# [AIM OF THE TASK]
Return the material exactly, first line through the line containing "195.41, 199.49, 203.58];", and nothing more. Pictures stay out.

# [RECORDS TO USE]
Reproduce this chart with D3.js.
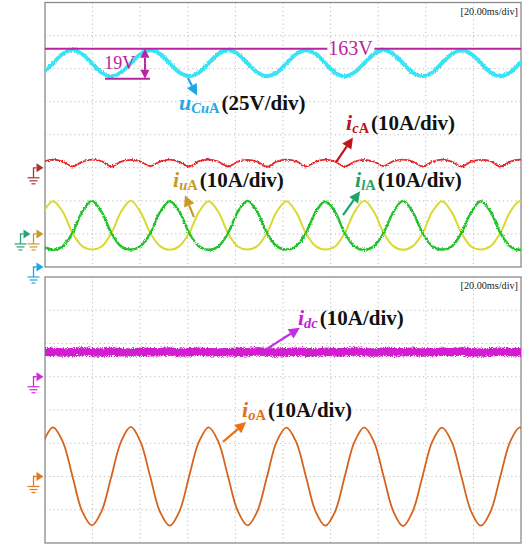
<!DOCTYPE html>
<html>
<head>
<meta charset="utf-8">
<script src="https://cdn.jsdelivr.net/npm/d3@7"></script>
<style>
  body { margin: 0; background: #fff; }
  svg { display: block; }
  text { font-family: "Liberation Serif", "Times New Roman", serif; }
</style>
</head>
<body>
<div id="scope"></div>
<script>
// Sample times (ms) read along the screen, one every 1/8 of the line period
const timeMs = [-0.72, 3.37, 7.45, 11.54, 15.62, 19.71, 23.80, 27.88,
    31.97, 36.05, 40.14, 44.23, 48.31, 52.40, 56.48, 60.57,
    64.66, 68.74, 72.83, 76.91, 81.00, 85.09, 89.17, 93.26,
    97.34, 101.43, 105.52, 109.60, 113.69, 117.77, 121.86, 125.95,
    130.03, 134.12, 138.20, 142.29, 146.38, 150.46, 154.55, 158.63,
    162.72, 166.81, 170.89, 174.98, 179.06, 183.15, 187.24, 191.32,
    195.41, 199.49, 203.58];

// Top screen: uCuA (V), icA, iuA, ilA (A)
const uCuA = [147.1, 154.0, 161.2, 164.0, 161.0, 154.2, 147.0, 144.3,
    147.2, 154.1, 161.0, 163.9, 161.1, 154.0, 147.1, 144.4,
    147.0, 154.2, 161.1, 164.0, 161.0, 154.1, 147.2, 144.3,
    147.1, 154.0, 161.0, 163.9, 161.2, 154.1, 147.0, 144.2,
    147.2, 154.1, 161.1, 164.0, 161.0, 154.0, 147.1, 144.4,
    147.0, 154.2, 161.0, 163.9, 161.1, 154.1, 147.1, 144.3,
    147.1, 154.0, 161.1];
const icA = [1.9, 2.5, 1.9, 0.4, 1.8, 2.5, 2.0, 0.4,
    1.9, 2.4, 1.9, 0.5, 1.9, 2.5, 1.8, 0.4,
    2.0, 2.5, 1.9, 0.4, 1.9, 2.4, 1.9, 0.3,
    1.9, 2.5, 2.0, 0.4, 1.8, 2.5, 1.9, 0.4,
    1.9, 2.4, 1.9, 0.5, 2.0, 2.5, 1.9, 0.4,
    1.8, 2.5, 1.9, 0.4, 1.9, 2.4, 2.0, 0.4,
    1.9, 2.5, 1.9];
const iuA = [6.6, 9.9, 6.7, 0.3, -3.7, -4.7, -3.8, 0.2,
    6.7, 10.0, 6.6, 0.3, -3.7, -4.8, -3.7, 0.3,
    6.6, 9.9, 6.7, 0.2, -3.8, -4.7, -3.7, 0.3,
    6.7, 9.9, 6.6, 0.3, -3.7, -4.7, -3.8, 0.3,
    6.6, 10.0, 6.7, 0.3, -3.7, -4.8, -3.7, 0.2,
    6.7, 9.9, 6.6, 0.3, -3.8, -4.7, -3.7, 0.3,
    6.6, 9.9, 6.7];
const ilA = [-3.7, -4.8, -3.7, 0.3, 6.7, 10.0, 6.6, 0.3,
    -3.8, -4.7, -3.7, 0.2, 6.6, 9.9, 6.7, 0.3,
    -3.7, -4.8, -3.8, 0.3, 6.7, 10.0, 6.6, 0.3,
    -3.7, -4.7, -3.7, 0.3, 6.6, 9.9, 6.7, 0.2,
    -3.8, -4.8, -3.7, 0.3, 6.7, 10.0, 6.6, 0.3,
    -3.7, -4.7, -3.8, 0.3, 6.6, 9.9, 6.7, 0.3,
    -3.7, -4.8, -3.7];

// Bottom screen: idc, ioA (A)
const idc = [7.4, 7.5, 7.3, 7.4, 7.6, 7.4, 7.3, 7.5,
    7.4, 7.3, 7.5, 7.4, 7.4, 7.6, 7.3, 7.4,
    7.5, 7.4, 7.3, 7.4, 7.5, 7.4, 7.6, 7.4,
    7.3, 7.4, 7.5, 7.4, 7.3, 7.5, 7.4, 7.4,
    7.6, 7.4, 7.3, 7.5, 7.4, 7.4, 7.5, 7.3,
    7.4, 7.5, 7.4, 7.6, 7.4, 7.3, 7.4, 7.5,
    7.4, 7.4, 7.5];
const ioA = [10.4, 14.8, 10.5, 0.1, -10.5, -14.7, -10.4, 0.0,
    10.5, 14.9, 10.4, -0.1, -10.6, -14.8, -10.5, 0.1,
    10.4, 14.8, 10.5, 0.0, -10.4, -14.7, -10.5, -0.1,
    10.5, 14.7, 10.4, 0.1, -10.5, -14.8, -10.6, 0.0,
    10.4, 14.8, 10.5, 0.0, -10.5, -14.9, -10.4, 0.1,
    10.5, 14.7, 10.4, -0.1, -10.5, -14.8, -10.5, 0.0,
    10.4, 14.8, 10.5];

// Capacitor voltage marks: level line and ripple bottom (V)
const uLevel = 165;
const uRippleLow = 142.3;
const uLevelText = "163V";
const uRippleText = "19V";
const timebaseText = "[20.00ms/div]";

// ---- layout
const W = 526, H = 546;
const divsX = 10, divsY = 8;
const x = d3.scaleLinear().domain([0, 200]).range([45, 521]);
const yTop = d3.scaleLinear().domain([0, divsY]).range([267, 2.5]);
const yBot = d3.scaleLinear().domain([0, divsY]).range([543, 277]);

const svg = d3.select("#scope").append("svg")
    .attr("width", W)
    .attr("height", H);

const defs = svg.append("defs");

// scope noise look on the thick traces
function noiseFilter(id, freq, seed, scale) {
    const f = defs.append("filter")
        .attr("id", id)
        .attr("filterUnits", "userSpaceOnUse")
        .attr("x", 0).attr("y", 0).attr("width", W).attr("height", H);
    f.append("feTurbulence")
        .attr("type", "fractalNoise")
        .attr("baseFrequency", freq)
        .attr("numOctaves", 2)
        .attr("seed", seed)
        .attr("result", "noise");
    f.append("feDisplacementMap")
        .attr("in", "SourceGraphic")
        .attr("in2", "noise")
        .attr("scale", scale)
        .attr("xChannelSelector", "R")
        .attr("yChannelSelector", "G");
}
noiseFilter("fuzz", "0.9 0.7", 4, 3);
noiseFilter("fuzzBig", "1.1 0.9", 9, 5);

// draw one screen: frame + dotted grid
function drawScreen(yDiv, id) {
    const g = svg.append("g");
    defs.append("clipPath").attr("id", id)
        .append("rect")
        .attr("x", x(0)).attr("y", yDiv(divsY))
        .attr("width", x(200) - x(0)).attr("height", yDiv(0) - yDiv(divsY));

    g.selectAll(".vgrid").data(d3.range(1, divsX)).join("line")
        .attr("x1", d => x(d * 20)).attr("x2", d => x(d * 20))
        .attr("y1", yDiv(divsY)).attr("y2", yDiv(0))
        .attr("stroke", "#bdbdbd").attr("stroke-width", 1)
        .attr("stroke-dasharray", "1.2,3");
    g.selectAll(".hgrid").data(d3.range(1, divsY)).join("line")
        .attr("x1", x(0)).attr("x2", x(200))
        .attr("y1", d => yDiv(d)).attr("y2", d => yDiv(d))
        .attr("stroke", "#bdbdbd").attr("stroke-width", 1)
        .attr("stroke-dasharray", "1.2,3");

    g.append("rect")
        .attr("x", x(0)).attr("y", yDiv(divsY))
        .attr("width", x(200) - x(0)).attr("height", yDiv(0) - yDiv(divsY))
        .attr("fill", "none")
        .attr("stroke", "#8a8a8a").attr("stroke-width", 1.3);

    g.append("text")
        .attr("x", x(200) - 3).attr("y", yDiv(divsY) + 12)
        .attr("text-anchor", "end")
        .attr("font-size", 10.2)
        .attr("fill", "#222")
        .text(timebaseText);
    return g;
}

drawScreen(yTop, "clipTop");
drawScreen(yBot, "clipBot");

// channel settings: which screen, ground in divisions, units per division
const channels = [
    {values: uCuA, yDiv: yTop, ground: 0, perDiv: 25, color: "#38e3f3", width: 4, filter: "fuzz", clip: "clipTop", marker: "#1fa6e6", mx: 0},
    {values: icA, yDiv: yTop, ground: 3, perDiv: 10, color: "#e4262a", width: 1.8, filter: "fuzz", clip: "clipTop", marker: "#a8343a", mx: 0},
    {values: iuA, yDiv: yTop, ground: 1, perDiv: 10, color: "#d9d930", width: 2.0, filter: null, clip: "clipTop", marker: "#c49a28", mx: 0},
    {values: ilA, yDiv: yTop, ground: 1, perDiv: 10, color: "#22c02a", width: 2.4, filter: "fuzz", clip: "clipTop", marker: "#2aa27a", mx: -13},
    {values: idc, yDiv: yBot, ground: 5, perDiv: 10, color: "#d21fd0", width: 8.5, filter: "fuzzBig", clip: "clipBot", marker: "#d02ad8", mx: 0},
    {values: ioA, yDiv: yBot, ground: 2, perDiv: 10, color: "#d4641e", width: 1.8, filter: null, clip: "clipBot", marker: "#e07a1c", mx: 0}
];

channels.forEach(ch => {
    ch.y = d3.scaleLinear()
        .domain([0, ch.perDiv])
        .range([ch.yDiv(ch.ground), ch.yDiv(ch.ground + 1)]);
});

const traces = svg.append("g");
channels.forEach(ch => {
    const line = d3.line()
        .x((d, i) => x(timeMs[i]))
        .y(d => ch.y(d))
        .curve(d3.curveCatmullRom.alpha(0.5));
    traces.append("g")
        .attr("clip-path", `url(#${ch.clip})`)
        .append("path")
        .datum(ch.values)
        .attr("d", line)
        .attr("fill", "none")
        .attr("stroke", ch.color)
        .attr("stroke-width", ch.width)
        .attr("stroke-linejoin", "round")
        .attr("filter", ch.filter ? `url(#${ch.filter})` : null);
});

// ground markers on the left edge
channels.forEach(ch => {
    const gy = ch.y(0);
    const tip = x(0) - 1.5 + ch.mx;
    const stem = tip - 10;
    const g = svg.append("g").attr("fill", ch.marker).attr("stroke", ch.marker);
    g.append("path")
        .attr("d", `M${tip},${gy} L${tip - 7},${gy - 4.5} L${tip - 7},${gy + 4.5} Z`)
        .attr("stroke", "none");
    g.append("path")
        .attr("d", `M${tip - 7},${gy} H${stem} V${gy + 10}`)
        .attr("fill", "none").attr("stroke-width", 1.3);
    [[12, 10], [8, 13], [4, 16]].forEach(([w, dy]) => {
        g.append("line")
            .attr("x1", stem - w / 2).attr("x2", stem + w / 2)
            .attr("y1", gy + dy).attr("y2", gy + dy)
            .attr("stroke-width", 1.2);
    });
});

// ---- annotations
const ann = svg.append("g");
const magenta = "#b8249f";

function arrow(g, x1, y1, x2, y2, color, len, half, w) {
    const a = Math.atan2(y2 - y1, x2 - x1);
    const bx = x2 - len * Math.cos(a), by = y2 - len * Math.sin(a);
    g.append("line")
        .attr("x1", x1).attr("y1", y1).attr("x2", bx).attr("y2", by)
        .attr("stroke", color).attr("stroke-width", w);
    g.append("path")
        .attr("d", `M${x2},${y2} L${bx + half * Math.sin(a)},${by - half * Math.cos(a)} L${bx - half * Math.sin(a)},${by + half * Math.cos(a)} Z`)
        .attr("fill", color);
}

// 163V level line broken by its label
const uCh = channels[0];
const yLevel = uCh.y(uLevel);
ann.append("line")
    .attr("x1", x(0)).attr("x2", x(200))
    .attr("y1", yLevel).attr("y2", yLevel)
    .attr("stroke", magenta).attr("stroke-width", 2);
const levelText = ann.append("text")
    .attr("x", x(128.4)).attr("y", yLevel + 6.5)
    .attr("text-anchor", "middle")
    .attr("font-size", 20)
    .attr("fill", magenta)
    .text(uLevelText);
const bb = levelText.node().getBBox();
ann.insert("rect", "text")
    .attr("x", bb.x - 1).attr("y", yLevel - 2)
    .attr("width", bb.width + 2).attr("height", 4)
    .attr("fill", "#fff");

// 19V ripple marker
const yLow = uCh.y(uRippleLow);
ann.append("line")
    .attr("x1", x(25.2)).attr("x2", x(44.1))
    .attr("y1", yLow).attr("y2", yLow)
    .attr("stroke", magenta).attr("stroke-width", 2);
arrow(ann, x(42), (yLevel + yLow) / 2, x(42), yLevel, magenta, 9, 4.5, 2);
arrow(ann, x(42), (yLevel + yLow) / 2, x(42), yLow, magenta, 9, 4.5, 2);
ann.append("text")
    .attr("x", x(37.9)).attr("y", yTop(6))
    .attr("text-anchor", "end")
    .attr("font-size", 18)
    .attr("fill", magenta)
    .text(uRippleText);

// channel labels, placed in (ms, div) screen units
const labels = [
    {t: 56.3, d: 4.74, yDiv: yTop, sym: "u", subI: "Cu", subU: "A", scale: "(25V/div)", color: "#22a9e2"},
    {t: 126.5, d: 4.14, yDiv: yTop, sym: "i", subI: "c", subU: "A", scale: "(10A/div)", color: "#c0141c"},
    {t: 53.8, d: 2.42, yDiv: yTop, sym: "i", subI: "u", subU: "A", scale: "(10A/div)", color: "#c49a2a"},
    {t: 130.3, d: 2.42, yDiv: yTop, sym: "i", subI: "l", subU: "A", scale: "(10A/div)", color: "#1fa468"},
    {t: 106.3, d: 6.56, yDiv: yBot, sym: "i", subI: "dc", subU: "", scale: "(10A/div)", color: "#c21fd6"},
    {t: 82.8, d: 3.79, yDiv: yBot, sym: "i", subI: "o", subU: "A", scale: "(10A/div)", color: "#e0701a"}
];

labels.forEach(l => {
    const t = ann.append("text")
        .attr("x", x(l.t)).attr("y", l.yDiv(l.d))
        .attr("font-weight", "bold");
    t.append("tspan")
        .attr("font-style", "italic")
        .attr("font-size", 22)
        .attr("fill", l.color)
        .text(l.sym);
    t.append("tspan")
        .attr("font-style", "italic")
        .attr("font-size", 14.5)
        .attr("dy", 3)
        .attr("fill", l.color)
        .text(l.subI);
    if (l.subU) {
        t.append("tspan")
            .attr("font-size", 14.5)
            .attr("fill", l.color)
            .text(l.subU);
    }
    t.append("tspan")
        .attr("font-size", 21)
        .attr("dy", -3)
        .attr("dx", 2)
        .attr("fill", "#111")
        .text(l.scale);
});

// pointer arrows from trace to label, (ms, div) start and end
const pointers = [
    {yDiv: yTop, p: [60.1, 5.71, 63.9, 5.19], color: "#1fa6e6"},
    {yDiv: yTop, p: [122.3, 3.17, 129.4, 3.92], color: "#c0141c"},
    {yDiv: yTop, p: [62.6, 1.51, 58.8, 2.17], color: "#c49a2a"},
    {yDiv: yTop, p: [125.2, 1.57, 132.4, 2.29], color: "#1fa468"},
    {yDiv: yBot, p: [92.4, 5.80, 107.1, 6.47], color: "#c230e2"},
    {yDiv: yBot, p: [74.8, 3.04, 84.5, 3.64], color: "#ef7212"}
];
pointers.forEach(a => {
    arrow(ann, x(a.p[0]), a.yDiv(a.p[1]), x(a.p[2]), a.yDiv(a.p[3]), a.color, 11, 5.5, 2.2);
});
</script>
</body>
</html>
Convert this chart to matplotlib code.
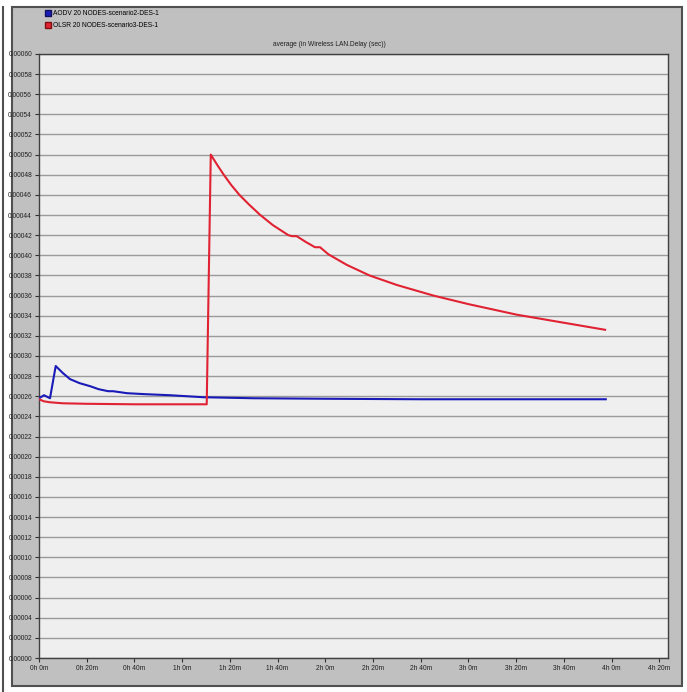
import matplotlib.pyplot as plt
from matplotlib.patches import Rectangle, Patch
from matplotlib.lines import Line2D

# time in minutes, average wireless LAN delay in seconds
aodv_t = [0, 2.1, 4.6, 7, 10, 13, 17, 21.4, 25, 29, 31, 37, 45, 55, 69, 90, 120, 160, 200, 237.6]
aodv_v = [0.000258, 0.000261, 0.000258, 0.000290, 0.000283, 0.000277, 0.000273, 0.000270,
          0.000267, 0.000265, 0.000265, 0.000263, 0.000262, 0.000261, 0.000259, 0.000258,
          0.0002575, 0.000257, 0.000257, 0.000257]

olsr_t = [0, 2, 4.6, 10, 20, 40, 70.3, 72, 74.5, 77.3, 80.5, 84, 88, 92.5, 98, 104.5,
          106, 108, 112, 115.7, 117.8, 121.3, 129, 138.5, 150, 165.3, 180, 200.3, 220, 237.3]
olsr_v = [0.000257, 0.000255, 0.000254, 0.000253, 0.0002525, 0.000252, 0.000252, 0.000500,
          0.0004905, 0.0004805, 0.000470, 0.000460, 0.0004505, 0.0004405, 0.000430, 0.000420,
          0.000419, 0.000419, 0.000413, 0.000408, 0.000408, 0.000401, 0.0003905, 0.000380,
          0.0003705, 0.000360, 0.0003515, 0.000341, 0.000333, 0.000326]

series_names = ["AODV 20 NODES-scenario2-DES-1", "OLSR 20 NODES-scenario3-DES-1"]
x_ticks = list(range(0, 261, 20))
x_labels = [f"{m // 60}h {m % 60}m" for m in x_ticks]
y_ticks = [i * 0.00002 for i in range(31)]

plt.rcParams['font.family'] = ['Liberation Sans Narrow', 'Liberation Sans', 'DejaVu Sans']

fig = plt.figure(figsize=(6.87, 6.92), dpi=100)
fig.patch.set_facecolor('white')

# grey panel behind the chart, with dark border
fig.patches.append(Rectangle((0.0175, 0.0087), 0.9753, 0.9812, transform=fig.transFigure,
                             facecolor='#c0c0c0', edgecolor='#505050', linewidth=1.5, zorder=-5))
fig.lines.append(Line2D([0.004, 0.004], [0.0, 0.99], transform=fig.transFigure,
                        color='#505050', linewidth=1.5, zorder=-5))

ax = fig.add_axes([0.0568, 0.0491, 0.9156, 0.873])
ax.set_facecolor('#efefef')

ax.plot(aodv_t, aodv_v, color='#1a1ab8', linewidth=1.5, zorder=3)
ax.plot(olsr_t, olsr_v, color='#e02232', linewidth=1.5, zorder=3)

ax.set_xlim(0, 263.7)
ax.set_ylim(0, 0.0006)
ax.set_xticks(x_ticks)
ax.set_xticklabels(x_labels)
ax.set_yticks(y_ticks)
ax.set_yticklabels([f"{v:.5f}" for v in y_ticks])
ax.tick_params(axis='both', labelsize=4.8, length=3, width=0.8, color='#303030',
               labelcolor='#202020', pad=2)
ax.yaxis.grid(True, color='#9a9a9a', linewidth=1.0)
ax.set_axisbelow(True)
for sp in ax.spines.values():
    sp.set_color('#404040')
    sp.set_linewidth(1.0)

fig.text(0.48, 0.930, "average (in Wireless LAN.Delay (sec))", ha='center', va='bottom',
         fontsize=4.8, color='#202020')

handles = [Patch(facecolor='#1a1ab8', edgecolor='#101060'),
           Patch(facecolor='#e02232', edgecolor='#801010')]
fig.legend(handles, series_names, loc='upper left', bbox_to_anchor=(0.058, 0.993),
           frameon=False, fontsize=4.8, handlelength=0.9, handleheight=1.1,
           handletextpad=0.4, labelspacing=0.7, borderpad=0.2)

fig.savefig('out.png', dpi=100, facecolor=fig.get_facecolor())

# [RESPONSE FOR THIS EXERCISE]
Reproduce this chart with D3.js.
<!DOCTYPE html>
<html>
<head>
<meta charset="utf-8">
<script src="https://cdn.jsdelivr.net/npm/d3@7"></script>
<style>
  body { margin: 0; background: #fff; }
  svg { display: block; }
  text { font-family: "Liberation Serif", "Times New Roman", serif; }
</style>
</head>
<body>
<div id="scope"></div>
<script>
// Sample times (ms) read along the screen, one every 1/8 of the line period
const timeMs = [-0.72, 3.37, 7.45, 11.54, 15.62, 19.71, 23.80, 27.88,
    31.97, 36.05, 40.14, 44.23, 48.31, 52.40, 56.48, 60.57,
    64.66, 68.74, 72.83, 76.91, 81.00, 85.09, 89.17, 93.26,
    97.34, 101.43, 105.52, 109.60, 113.69, 117.77, 121.86, 125.95,
    130.03, 134.12, 138.20, 142.29, 146.38, 150.46, 154.55, 158.63,
    162.72, 166.81, 170.89, 174.98, 179.06, 183.15, 187.24, 191.32,
    195.41, 199.49, 203.58];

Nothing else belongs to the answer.